Да простит мне автор, что я затопил его плодородный и живописный берег волной своих воспоминаний.
Морды или орды
Кажется, я не знал человека с таким сильным, естественным аристократизмом, как моя бабка. В молодости она еще ездила в карете из Петербурга в Неаполь, а в старости робко спрашивала внучку, что такое проценты, поскольку о материальных вопросах не знала ровным счетом ничего. Зато знала всех птиц в своем родном Станькове.
Много лет назад к ней привели представить жениха моей сестры. Он был помещиком, хозяином имения Морды. Бабка в черном платье из дамасского шелка и всегдашнем кружевном чепчике на старательно причесанных снежно-белых волосах сидела в глубоком кресле. Она протянула ему длинную тонкую старческую руку в перстнях с бирюзой и сразу же сказала:
— Et votre propriété je l’appellerai Ordy [344].
Бабка не хотела, просто не могла произнести слово «Морды», и ей ничего не оставалось, как переименовать имение.
Читая «Другой берег» Каетана Моравского, я все время вспоминал Морды и Орды.

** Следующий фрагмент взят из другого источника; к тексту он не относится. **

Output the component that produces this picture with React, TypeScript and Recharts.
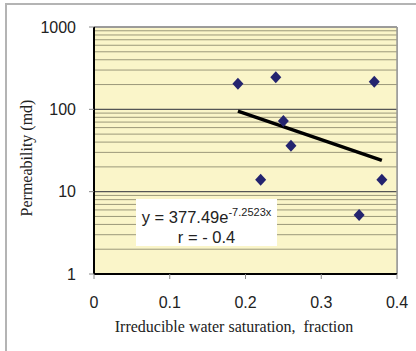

Книга меня трогала порой почти до слез, но в то же время вызывала протест. Она казалась мне все более «розовой», я не находил в ней вкуса того времени, о котором пишет Моравский. Сам я, рожденный всего на «четверть часа» позже, переживал те годы совершенно иначе. Мне все казалось, что я читаю Орды вместо Морд, а ведь тогда было столько морд и мордобоя.
* * *
«Другой берег»— вовсе не такая простая книга, какой кажется. Только после второго, а иногда и третьего прочтения можно добраться до слоев, скрытых от поспешного читателя под гладкостью, плавностью, недомолвками. И под розовой дымкой, заслоняющей ее суть.
Что означает название? Сам автор в предисловии говорит о далеком береге страны, по которой тоскует, но я не могу не связать это название со строфой Балинского [345]:
Мне не нужно ни помощи, ни утешения,
Я хочу лишь ее [346] пронести на другой берег ночи.

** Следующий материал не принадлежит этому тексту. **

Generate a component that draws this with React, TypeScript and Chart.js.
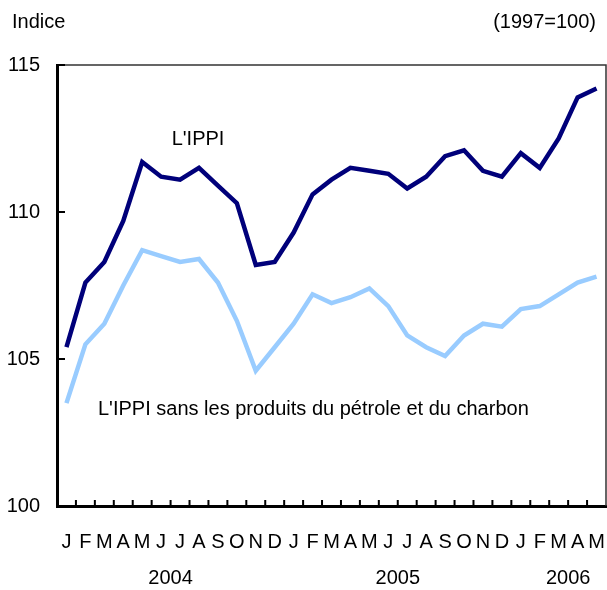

Эти строки все мы знали в эмиграции, но Моравский теряет темное слово «ночь». Заметает следы.
Только в лаконичном посвящении он делает намек, который в названии словно прошептал тихонько на ухо внимательному читателю.

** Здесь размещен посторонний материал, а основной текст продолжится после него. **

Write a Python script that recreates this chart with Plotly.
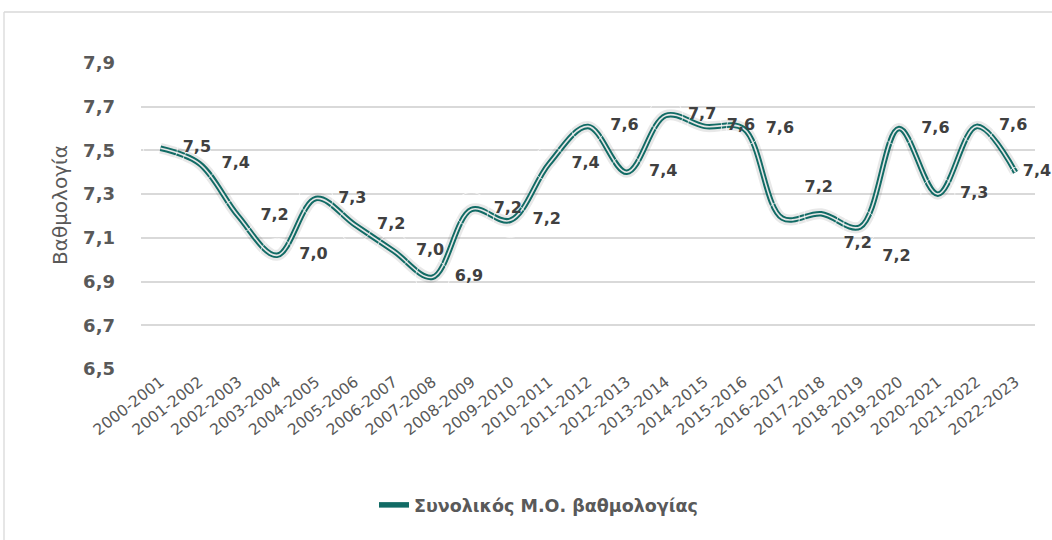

Благородная скромность, растушевка, затрагивание принципиальных вопросов, передача сущности людей, о которых он пишет словно постольку-поскольку, мимоходом (описание Гитлера занимает в главе «Отпускная болтовня» меньше места, чем описание варшавского медиума Гузика), юмор всегда мягкий, беззлобный (президент Войцеховский в котелке, спокойно сидящий на стульчике посреди улицы под обстрелом, или Витос, обливающийся потом, когда по ошибке тащит тяжелое пальто Моравского во время эвакуации правительства из Бельведера в Виланув в 1926 году) — таких примеров в книге множество. На первый взгляд, здесь нет чувства ценностной иерархии. Как раз наоборот.
Блаженное выражение на лице госпожи Вердюрен, читающей о затоплении «Лузитании» и обмакивающей круассан в кофе с молоком, покинутая всеми Берма, которая ест печенье «с серьезностью похоронного обряда» — эти сцены у Пруста обнажают человека сильнее, чем описание драматических поступков, суперлятивы или фортиссимо.
Государственные мужи, персонажи, ставшие уже историческими, предки автора, его друзья, случайные знакомцы — сколько чудесных этюдов-заметок, портретов — хочется назвать сотню фамилий. Может быть, больше всех мне запомнился темпераментный и прекрасный Шимон Ашкенази [347], защищающий польский Вильно в Женеве, или старая пани Тышкевич, которая в 1940 году в Ницце, склонившись над большой картой, отмечает места ссылки поляков, как сто лет назад Элиза Замойская-Бжозовская, опекавшая сибирских ссыльных. Сколько лиц, сколько характеров, набросанных одним штрихом, в описании первого бунта батраков в имении Моравского, соседей-крестьян, приходящих помогать ему с жатвой и открыто заявляющих: «Мы защищаем не поместья, а урожай». Всюду проницательность и добрый юмор.
Так озарить своей тоской прошлое, такое прошлое, неужели это только аристократизм и вошедшее в плоть и кровь хорошее воспитание? Стиль Моравского после того, что он пережил как частный человек, общественный деятель и политик, его верность определенному стилю, пронесенная через такие катаклизмы и удары судьбы, — не героизм ли это?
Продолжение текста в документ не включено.